• **What you will do**
Return only the lines from the top of the data down to the one that holds "const legacy07Err = [0.012, 0.012, 0.012, 0.012, 0.012];", both included, without any pictures.

• **Input rows**
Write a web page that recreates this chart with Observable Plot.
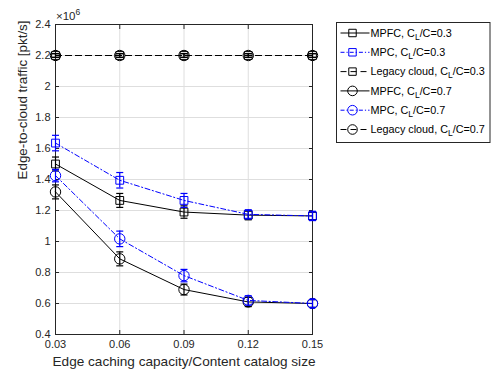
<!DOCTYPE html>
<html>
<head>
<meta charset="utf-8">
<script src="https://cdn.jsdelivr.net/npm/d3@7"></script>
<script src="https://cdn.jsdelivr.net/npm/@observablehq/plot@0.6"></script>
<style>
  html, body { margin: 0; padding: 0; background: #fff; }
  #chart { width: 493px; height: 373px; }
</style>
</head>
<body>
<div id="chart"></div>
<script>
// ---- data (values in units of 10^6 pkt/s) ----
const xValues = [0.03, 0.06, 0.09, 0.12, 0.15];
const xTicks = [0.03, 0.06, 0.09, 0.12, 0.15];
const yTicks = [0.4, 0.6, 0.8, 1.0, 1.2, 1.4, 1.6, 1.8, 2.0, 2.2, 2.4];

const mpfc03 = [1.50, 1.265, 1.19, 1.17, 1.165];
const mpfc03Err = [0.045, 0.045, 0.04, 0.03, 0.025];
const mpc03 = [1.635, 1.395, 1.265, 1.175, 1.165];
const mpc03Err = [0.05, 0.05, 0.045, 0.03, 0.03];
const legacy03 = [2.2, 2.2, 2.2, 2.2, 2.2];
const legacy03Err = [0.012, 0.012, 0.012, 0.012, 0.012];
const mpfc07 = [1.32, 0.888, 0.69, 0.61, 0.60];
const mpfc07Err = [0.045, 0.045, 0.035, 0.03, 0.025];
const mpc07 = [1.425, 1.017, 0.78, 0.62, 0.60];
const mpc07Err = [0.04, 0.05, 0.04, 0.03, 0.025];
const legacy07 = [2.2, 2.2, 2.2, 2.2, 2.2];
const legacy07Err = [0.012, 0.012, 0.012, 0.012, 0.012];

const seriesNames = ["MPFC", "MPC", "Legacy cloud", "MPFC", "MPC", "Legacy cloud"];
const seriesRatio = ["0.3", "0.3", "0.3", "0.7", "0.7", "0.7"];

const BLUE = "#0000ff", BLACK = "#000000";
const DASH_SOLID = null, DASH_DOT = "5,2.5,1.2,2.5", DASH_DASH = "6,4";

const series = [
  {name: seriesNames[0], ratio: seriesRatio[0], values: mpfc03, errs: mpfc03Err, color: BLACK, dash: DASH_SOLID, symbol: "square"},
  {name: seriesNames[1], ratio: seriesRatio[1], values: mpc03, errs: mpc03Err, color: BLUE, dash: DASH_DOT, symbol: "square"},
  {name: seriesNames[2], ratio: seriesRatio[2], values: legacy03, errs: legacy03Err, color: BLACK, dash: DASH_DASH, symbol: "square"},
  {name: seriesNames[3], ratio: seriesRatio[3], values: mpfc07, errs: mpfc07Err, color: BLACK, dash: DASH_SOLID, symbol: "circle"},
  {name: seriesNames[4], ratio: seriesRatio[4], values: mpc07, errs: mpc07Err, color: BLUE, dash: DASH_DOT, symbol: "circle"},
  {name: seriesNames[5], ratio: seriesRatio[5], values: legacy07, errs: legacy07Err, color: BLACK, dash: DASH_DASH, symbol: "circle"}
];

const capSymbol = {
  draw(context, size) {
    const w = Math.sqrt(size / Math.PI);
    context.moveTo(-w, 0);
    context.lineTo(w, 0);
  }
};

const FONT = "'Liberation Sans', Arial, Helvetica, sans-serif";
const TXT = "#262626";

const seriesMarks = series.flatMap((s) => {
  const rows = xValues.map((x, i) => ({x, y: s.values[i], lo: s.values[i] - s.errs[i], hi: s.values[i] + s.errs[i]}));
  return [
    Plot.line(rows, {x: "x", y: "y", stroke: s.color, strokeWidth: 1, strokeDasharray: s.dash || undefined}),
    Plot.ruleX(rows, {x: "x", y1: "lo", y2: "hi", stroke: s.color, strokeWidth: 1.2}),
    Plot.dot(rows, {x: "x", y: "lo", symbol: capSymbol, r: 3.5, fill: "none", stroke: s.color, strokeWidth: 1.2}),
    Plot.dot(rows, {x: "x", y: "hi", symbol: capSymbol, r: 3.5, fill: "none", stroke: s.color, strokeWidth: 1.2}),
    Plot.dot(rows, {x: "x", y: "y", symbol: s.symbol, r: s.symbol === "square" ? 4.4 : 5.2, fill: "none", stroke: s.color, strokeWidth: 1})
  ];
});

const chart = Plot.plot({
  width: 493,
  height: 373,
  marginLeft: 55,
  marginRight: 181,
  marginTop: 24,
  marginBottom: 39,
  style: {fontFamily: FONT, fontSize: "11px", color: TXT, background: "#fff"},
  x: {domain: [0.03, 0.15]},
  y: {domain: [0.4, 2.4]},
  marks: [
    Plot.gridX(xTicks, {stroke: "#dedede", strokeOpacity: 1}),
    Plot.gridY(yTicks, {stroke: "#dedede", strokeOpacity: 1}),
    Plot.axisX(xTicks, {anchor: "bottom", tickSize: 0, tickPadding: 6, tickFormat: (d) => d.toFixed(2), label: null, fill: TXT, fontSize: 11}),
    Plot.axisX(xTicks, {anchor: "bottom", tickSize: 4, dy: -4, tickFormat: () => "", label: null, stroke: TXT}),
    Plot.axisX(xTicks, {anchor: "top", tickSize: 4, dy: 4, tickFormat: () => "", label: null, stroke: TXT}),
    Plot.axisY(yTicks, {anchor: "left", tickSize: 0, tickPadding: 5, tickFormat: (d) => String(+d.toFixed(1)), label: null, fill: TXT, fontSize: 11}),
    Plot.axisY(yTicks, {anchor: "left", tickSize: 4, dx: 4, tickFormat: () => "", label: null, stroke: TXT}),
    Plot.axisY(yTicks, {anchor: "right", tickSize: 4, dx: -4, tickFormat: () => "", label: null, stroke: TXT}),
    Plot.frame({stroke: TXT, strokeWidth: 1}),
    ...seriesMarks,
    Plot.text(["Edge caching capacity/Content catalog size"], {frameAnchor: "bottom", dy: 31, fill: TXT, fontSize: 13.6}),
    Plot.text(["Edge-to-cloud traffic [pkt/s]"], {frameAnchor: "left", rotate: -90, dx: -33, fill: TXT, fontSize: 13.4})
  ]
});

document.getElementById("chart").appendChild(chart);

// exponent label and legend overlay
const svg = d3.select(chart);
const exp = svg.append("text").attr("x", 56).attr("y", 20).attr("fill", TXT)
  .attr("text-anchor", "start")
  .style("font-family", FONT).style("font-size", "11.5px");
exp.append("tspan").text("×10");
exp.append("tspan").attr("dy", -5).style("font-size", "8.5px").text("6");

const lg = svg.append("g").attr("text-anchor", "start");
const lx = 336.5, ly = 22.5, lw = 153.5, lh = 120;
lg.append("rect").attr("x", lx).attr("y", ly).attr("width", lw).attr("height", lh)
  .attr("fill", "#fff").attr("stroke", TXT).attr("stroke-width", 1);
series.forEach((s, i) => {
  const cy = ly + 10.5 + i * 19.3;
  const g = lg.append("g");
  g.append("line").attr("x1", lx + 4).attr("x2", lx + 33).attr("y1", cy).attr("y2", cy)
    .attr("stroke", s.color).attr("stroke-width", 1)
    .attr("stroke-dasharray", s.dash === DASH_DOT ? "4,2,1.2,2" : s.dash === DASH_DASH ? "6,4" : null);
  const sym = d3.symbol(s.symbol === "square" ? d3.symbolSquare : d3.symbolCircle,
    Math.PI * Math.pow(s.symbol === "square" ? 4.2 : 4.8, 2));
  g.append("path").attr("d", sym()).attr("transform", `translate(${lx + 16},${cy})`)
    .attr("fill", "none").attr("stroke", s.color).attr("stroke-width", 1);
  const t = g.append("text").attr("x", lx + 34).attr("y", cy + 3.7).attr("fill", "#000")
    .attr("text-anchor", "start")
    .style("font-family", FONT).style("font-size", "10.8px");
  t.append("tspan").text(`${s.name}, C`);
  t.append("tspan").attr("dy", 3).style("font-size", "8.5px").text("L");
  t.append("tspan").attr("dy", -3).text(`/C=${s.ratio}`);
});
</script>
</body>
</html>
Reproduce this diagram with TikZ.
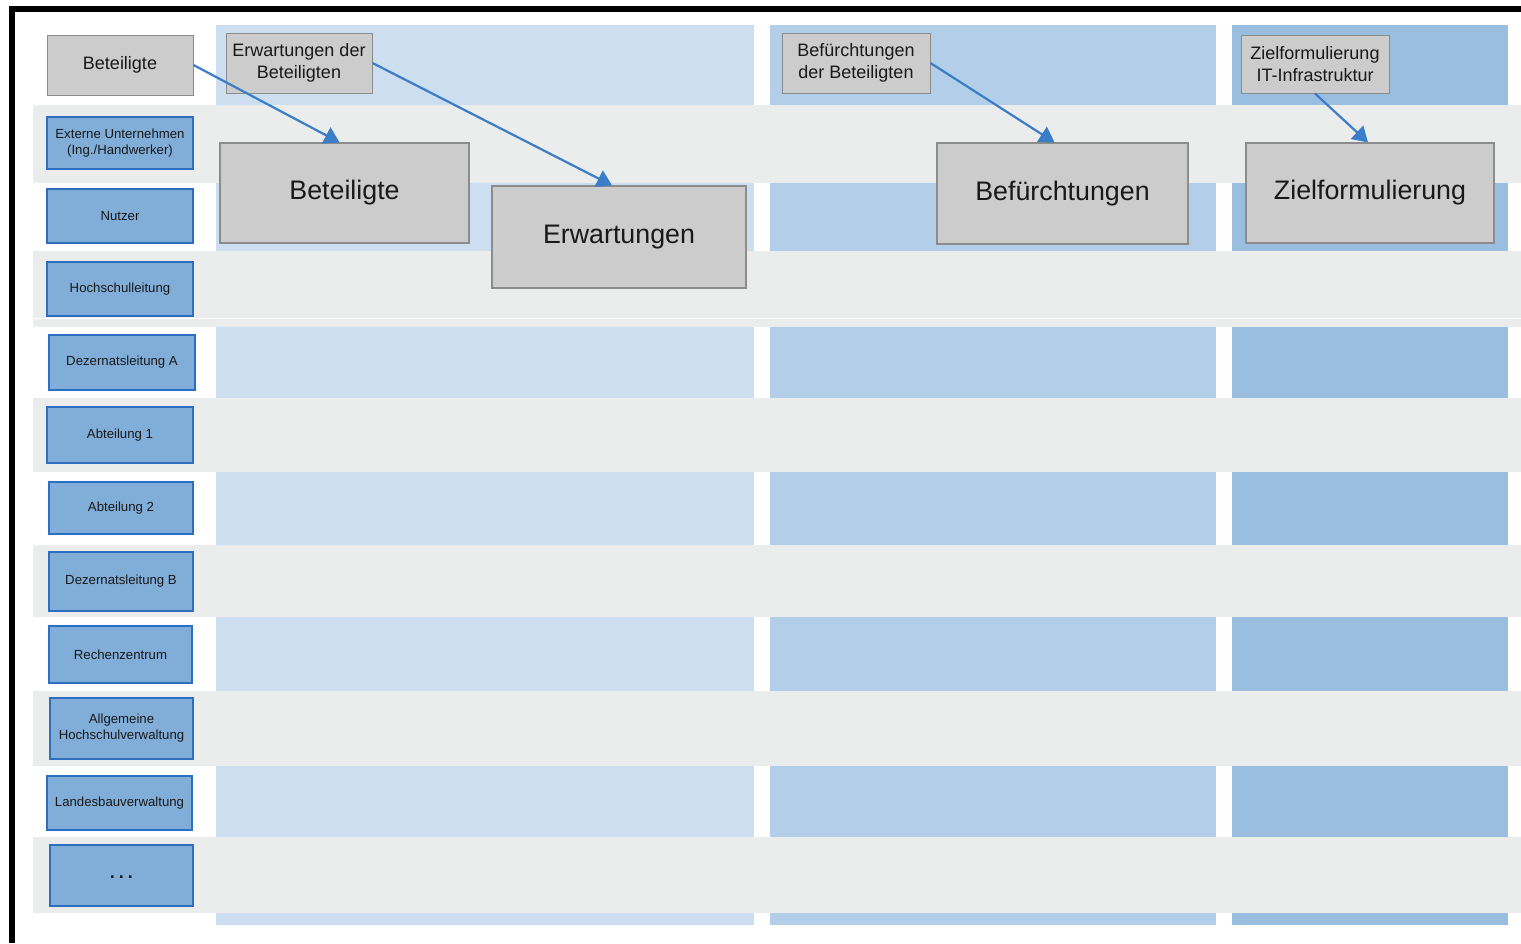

• **The completed task**
Write a web page that recreates this chart with Observable Plot.
<!DOCTYPE html>
<html>
<head>
<meta charset="utf-8">
<script src="https://cdn.jsdelivr.net/npm/d3@7"></script>
<script src="https://cdn.jsdelivr.net/npm/@observablehq/plot@0.6"></script>
<style>
  html, body { margin: 0; padding: 0; background: #fff; }
  #chart { width: 493px; height: 373px; }
</style>
</head>
<body>
<div id="chart"></div>
<script>
// ---- data (values in units of 10^6 pkt/s) ----
const xValues = [0.03, 0.06, 0.09, 0.12, 0.15];
const xTicks = [0.03, 0.06, 0.09, 0.12, 0.15];
const yTicks = [0.4, 0.6, 0.8, 1.0, 1.2, 1.4, 1.6, 1.8, 2.0, 2.2, 2.4];

const mpfc03 = [1.50, 1.265, 1.19, 1.17, 1.165];
const mpfc03Err = [0.045, 0.045, 0.04, 0.03, 0.025];
const mpc03 = [1.635, 1.395, 1.265, 1.175, 1.165];
const mpc03Err = [0.05, 0.05, 0.045, 0.03, 0.03];
const legacy03 = [2.2, 2.2, 2.2, 2.2, 2.2];
const legacy03Err = [0.012, 0.012, 0.012, 0.012, 0.012];
const mpfc07 = [1.32, 0.888, 0.69, 0.61, 0.60];
const mpfc07Err = [0.045, 0.045, 0.035, 0.03, 0.025];
const mpc07 = [1.425, 1.017, 0.78, 0.62, 0.60];
const mpc07Err = [0.04, 0.05, 0.04, 0.03, 0.025];
const legacy07 = [2.2, 2.2, 2.2, 2.2, 2.2];
const legacy07Err = [0.012, 0.012, 0.012, 0.012, 0.012];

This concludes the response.